At that time, said Mette – the Delaware Alcoholic Beverage Control commissioner – there likely weren’t many Delawareans who went to Harvard and there were probably even few female Delawareans who attended the university. And there “definitely” weren’t many mothers who commuted to the Cambridge school, she said.
Yet that happened “because the two of them supported each other and they co-parented so well,” Mette said.
“When the workday ended, Justice Holland was going home to make sure that Ethan had a meal,” she said. “They were really (equals) in everything and that’s something I really admired.”
It wasn’t just his wife Holland championed.
In the early 1990s, when Mette clerked for Holland, women were just beginning to enter the male-dominated legal profession.
Even as recently as 2020, only 37% of attorneys in the U.S. were women.
Holland, Mette said, gave her the same respect he gave to the Delaware Supreme Court Chief Justice. And he treated her with the same dignity he did Justice O’Connor, whom he met through the American Inns of Court.
Holland and O’Connor “had a very long-abiding friendship and mutual respect for the principles fostered by the Inns of Court program, which is really centered around the civility and professionalism of members of the legal community,” Mette said.
Sussex County Family Court Judge Paula Ryan echoed Mette, saying Holland was instrumental in both her professional career and personal life.
Laughing through tears one recent morning, she said she wished she could apologize to the justice for how she likely acted as his clerk in the mid-1990s.
“I must have been just such an idiot – I was young and couldn’t have known anything, but he had this way of making you feel like you weren’t an idiot and like he really valued your input,” Ryan said.
“He made you feel like you really had something to offer, and that’s an incredible feeling.”
For a woman in a male-dominated industry – and coming from someone as intelligent, dignified and kind as Holland – that “fosters this confidence in you that can never be shaken, no matter where you go or what you do,” said Parker, the former clerk from southeastern Iowa.
She is now a partner at Skadden, Arps, Slate, Meagher & Flom LLP and Affiliates in Wilmington.
MORE:Del.’s longest-serving Supreme Court justice to retire
Holland’s respect and belief in his clerks, many of whom he remained close with for decades, was also “organic,” Parker said.
Nowadays, she said, inclusivity is expected. But in the 1990s – and even when Parker clerked for Holland from 2004 to 2005 – it wasn’t something that society demanded from institutions, corporations and leaders.
“For him, it wasn’t like, ‘Well, I should support women because I’m supposed to,’” Parker said. “He always said, “I just picked the best people and it just so happens many of them are women.’”

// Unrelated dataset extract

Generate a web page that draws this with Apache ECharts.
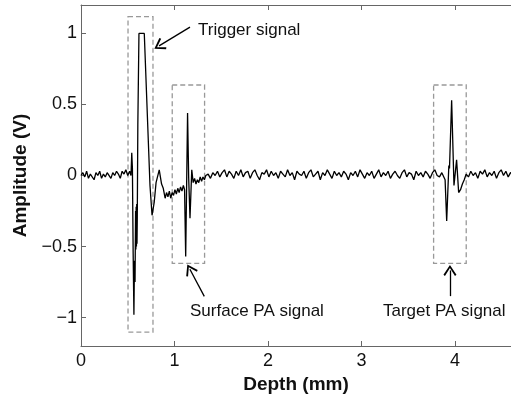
<!DOCTYPE html>
<html>
<head>
<meta charset="utf-8">
<script src="https://cdn.jsdelivr.net/npm/echarts@6/dist/echarts.min.js"></script>
<style>html,body{margin:0;padding:0;background:#fff;}#chart{width:511px;height:396px;}</style>
</head>
<body>
<div id="chart"></div>
<script>
// ---- data ----
const depth = [
  0,0.02,0.04,0.06,0.08,0.1,0.12,0.14,0.16,0.18,0.2,0.22,0.24,0.26,0.28,0.3,0.32,0.34,0.36,0.38,0.4,0.42,0.44,0.46,0.48,0.5,0.52,
  0.535,0.543,0.55,0.558,0.566,0.572,0.578,0.584,0.587,0.59,0.593,0.596,0.599,0.602,0.608,0.62,0.677,0.738,0.76,0.783,0.803,0.837,0.862,0.88,0.9,0.915,0.93,0.945,0.96,0.975,0.99,1.005,1.02,1.035,1.05,1.065,1.08,1.095,1.108,1.12,1.14,1.152,1.166,1.185,1.2,1.215,1.23,1.245,1.26,1.275,1.29,1.305,1.32,1.335,
  1.36,1.385,1.41,1.435,1.46,1.485,1.51,1.535,1.56,1.585,1.61,1.635,1.66,1.685,1.71,1.735,1.76,1.785,1.81,1.835,1.86,1.885,1.91,1.935,1.96,1.985,2.01,2.035,2.06,2.085,2.11,2.135,2.16,2.185,2.21,2.235,2.26,2.285,2.31,2.335,2.36,2.385,2.41,2.435,2.46,2.485,2.51,2.535,2.56,2.585,2.61,2.635,2.66,2.685,2.71,2.735,2.76,2.785,2.81,2.835,2.86,2.885,2.91,2.935,2.96,2.985,3.01,3.035,3.06,3.085,3.11,3.135,3.16,3.185,3.21,3.235,3.26,3.285,3.31,3.335,3.36,3.385,3.41,3.435,3.46,3.485,3.51,3.535,3.56,3.585,3.61,3.635,3.66,3.685,3.71,3.735,3.76,3.785,3.81,3.835,3.86,
  3.88,3.895,3.912,3.935,3.942,3.965,3.99,4.018,4.04,4.06,4.08,4.1,4.12,
  4.145,4.17,4.195,4.22,4.245,4.27,4.295,4.32,4.345,4.37,4.395,4.42,4.445,4.47,4.495,4.52,4.545,4.57,4.595,4.62
];
const amplitude = [
  0.00,0.02,-0.01,0.03,-0.02,0.01,0.02,-0.03,0.02,0.00,0.03,-0.02,0.01,-0.01,0.02,0.03,-0.02,0.02,0.00,0.03,0.01,-0.02,0.03,0.01,0.04,0.00,0.03,
  0.00,0.16,0.05,-0.55,-0.98,-0.60,-0.75,-0.25,-0.52,-0.22,-0.50,-0.20,-0.48,-0.30,0.36,1.00,1.00,-0.07,-0.28,-0.19,-0.05,0.04,-0.06,-0.09,-0.16,-0.12,-0.15,-0.11,-0.16,-0.12,-0.14,-0.10,-0.13,-0.09,-0.12,-0.08,-0.11,-0.07,-0.10,-0.57,0.44,-0.02,-0.30,0.04,-0.05,-0.02,-0.06,-0.03,-0.05,-0.01,-0.04,-0.01,-0.03,0.00,
  0.01,-0.02,0.02,0.00,0.03,-0.01,0.02,0.04,-0.01,0.03,
  0.01,-0.02,0.03,0.00,0.04,-0.01,0.02,0.03,-0.02,0.02,
  0.04,0.00,-0.03,0.02,0.01,0.04,-0.01,0.03,0.00,0.02,
  -0.02,0.03,0.01,-0.01,0.04,0.00,0.02,-0.03,0.03,0.01,
  0.00,0.03,-0.02,0.02,0.04,-0.01,0.01,0.03,-0.03,0.02,
  0.00,0.04,0.01,-0.02,0.03,0.00,0.02,-0.01,0.03,0.01,
  -0.03,0.02,0.00,0.03,-0.01,0.04,0.01,-0.02,0.02,0.00,
  0.03,-0.02,0.01,0.04,-0.01,0.02,0.00,0.03,-0.02,0.01,
  0.03,0.00,-0.02,0.02,0.04,-0.01,0.02,0.01,-0.03,0.03,
  0.00,0.02,-0.01,0.03,0.01,-0.02,0.02,0.04,0.00,-0.01,
  0.02,
  0.01,-0.03,-0.32,0.07,0.05,0.53,-0.07,0.11,-0.12,-0.10,-0.06,-0.03,0.01,
  -0.01,0.03,0.00,0.02,-0.02,0.03,0.01,0.04,-0.01,0.02,0.00,0.03,-0.02,0.02,0.04,0.00,0.03,-0.01,0.02,0.01
];
const xTicks = [0, 1, 2, 3, 4];
const yTicks = [-1, -0.5, 0, 0.5, 1];
// annotation boxes: [xStart, yTop, xEnd, yBottom]
const boxes = [
  [0.503, 1.118, 0.77, -1.102],
  [0.976, 0.637, 1.322, -0.618],
  [3.772, 0.637, 4.121, -0.618]
];
// annotation arrows: [xTail, yTail, xTip, yTip]
const arrows = [
  [1.166, 1.044, 0.835, 0.912],
  [1.319, -0.851, 1.165, -0.66],
  [3.947, -0.849, 3.947, -0.668]
];
const labels = [
  {text: 'Trigger signal', x: 198, y: 32},
  {text: 'Surface PA signal', x: 190, y: 313},
  {text: 'Target PA signal', x: 383, y: 313}
];

const FONT = 'Liberation Sans, Arial, Helvetica, sans-serif';
const series = depth.map((d, i) => [d, amplitude[i]]);
const chart = echarts.init(document.getElementById('chart'), null, {renderer: 'canvas'});
const chevron = 'path://M0,0 L7,10 L5.4,11.2 L0,3.2 L-5.4,11.2 L-7,10 Z';

chart.setOption({
  animation: false,
  grid: {left: 81, right: 0, top: 5, bottom: 50, containLabel: false, outerBoundsMode: 'none'},
  xAxis: [{
    type: 'value', min: 0, max: 4.6, interval: 1,
    name: 'Depth (mm)', nameLocation: 'middle', nameGap: 25,
    nameTextStyle: {fontFamily: FONT, fontWeight: 'bold', fontSize: 19, color: '#111'},
    axisLine: {show: true, onZero: false, lineStyle: {color: '#666', width: 1}},
    axisTick: {show: true, inside: true, length: 5, customValues: xTicks, lineStyle: {color: '#666'}},
    axisLabel: {customValues: xTicks, margin: 6, fontFamily: FONT, fontSize: 18, color: '#111'},
    splitLine: {show: false}
  }, {
    type: 'value', position: 'top', min: 0, max: 4.6, interval: 1,
    axisLine: {show: true, onZero: false, lineStyle: {color: '#666', width: 1}},
    axisTick: {show: true, inside: true, length: 5, customValues: xTicks, lineStyle: {color: '#666'}},
    axisLabel: {show: false},
    splitLine: {show: false}
  }],
  yAxis: {
    type: 'value', min: -1.2, max: 1.2, interval: 0.1,
    name: 'Amplitude (V)', nameLocation: 'middle', nameGap: 44,
    nameTextStyle: {fontFamily: FONT, fontWeight: 'bold', fontSize: 19, color: '#111'},
    axisLine: {show: true, onZero: false, lineStyle: {color: '#666', width: 1}},
    axisTick: {show: true, inside: true, length: 5, customValues: yTicks, lineStyle: {color: '#666'}},
    axisLabel: {
      customValues: yTicks, margin: 4, fontFamily: FONT, fontSize: 18, color: '#111',
      formatter: v => v < 0 ? '\u2212' + Math.abs(v) : String(v)
    },
    splitLine: {show: false}
  },
  series: [{
    type: 'line',
    data: series,
    showSymbol: false,
    symbol: 'none',
    lineStyle: {color: '#000', width: 1.3},
    clip: true,
    markArea: {
      silent: true,
      itemStyle: {color: 'rgba(0,0,0,0)', borderColor: '#999', borderWidth: 1.3, borderType: [5, 3]},
      label: {show: false},
      data: boxes.map(b => [{coord: [b[0], b[1]]}, {coord: [b[2], b[3]]}])
    },
    markLine: {
      silent: true,
      animation: false,
      symbol: ['none', chevron],
      symbolSize: [13, 11],
      label: {show: false},
      lineStyle: {color: '#000', width: 1.3, type: 'solid'},
      data: arrows.map(a => [{coord: [a[0], a[1]]}, {coord: [a[2], a[3]]}])
    }
  }],
  graphic: labels.map(l => ({
    type: 'text', left: l.x, top: l.y - 10,
    style: {text: l.text, fontFamily: FONT, fontSize: 17, fill: '#111', textVerticalAlign: 'top'}
  }))
});
</script>
</body>
</html>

Progress, she added, takes a while. And it “certainly only comes with people like Justice Holland.”
‘Becoming a part of your life’
On a recent Friday morning, Judge Ryan eyed a bookshelf in her home filled with numerous volumes of work.
As she looked at the book titles, her composure melted and she sniffled, her voice beginning to crack.
She’s had these books for years, since her father’s death in 1999. They first belonged to him and she later inherited them.
But while she’s always cherished the books, they take on even more special meaning now. These were the works Holland, a “voracious” reader, and her father mailed back and forth to one another in the final years of her dad’s life.
Holland didn’t know Ryan’s father prior to her clerking for the justice. Yet he formed a relationship with the man through her – a story echoed by Holland’s other longtime friends.
“He just had a way of just becoming a part of your life and your family,” Ryan said.
For Parker, Holland and Ilona “were like a second set of parents.”
When the then-26-year-old moved from Iowa to Delaware in the mid-2000s, she knew no one. She had met Holland several years earlier when he taught a spring intersession course at the University of Iowa School of Law and had asked her to apply for his clerkship. When he hired her, she had never been to Delaware.
Knowing this, Holland told Parker’s parents – whom he became close with through her – that he and Ilona would watch over their daughter. And they did.
Whenever the couple invited Parker to dinner, they would ensure she had some kind of leafy green or another vegetable on her plate. Holland would remind Parker that he’d made a promise to take care of her – which meant she had to eat her vegetables.
And very early in her clerkship too, before Parker made friends in Delaware, Holland took it upon himself to teach the young woman to cook.
One day, they went to someone’s house – Parker can’t remember who – and the justice had a raw turkey waiting. Rolling up his sleeves, he told Parker the day’s lesson would be how to perfectly cook a turkey.
Hours later, she’d prepared her first gobbler.
“The man taught me the foundation of being a lawyer – everybody will tell you that,” Parker said. “But he also made me eat my vegetables and taught me how to cook a turkey, and I’d bet nobody else has a turkey story.”
As caring as Holland was to the people close to him, he extended the same tenderness to strangers.
To this day, Ethan vividly remembers an encounter his father had with a little boy in Georgetown.
Holland’s office was undergoing some sort of construction and he had been temporarily moved next to Sussex County Family Court. Ethan was at the office working on homework when a bailiff stopped by.
“Justice Holland, do you have a minute?” Ethan remembers the man asking.
Curious, Ethan looked over and saw a boy no older than six or seven, though possibly younger. The child, Ethan said, had just come from a family court hearing where he’d been removed from his father’s care.
The bailiff understood the little boy needed to hug someone. And, having just been taken from his father, the bailiff thought that person should be male.
As Holland hugged the boy, the child began to sob. Quickly, the minute the bailiff had requested turned into 30 – and Holland never once tried to push him away.
“If you’re asking me what it’s like to be his son, what it’s like to know him, that’s it,” Ethan said. “He was a very tender man and he believed in people. He just was genuinely kind.”